The Panel further considered that the investigations were ineffective for a number of reasons: in particular, the division of the investigative work was inefficient and the resources allocated were inadequate. The quality of the investigation was also deficient, the authorities failing to show sufficient thoroughness and diligence in initiating and pursuing the investigations. The "most striking example of a lack of diligence," in the Panel's view was that the first real efforts to investigate an unexplained delay of over 40 minutes in the arrival of fire-fighters to the Trade Union Building, were not made until December 2014.

The Panel also addressed the question of the prosecution and trial of suspects. It expressed serious concern about the decisions to terminate the proceedings against two suspects on the grounds of lack of evidence and noted that the repeated recusals of judges had delayed the start of criminal proceedings, and that the decision to charge 21 persons in a single indictment without individualizing the charges against them had had an adverse impact on the proceedings.
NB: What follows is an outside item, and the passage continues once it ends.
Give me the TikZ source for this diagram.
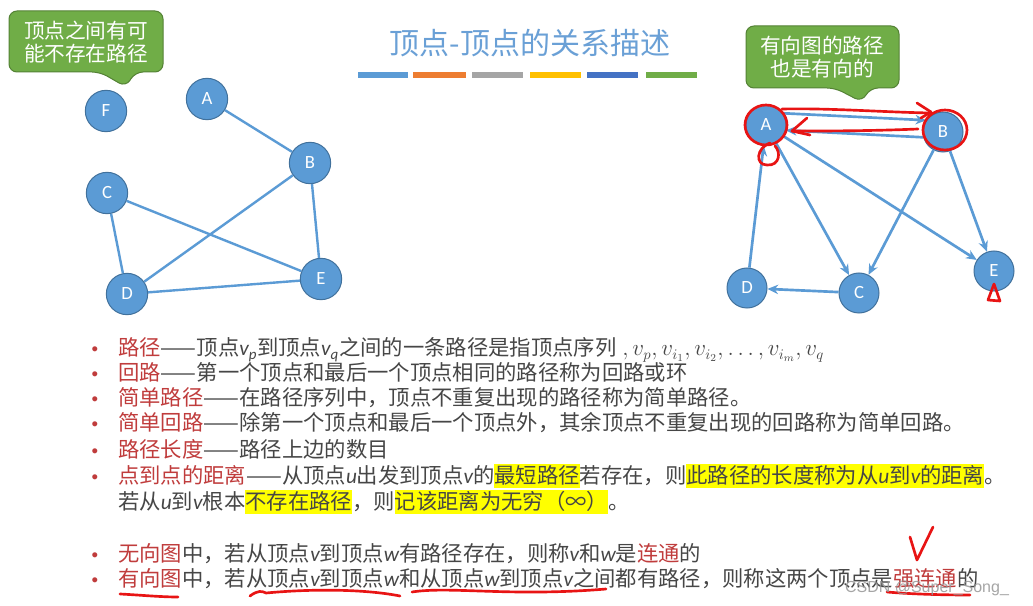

As for the public scrutiny of the investigations and the involvement of the victims and next-of-kin, the Panel acknowledged that the authorities had promptly provided the public with basic information and facts but found some shortcomings, the most serious being the lack of consistency, evenness and regularity of the information provided. In contrast to the Maidan investigations, the authorities did not take any coordinated measures directly and regularly to inform the victims and next-of-kin about the progress of the investigations.

The Panel concluded that, as a result of these investigative deficiencies, substantial progress had not been made in the investigations into the violent events in Odesa on 2 May 2015.

The International Advisory Panel was constituted by the Secretary General of the Council of Europe in April 2014, initially to oversee the Maidan violence investigations. In September 2014, the Panel’s mandate was extended to examine whether the Odesa investigations met all the requirements of the European Convention on Human Rights and the case-law of the European Court.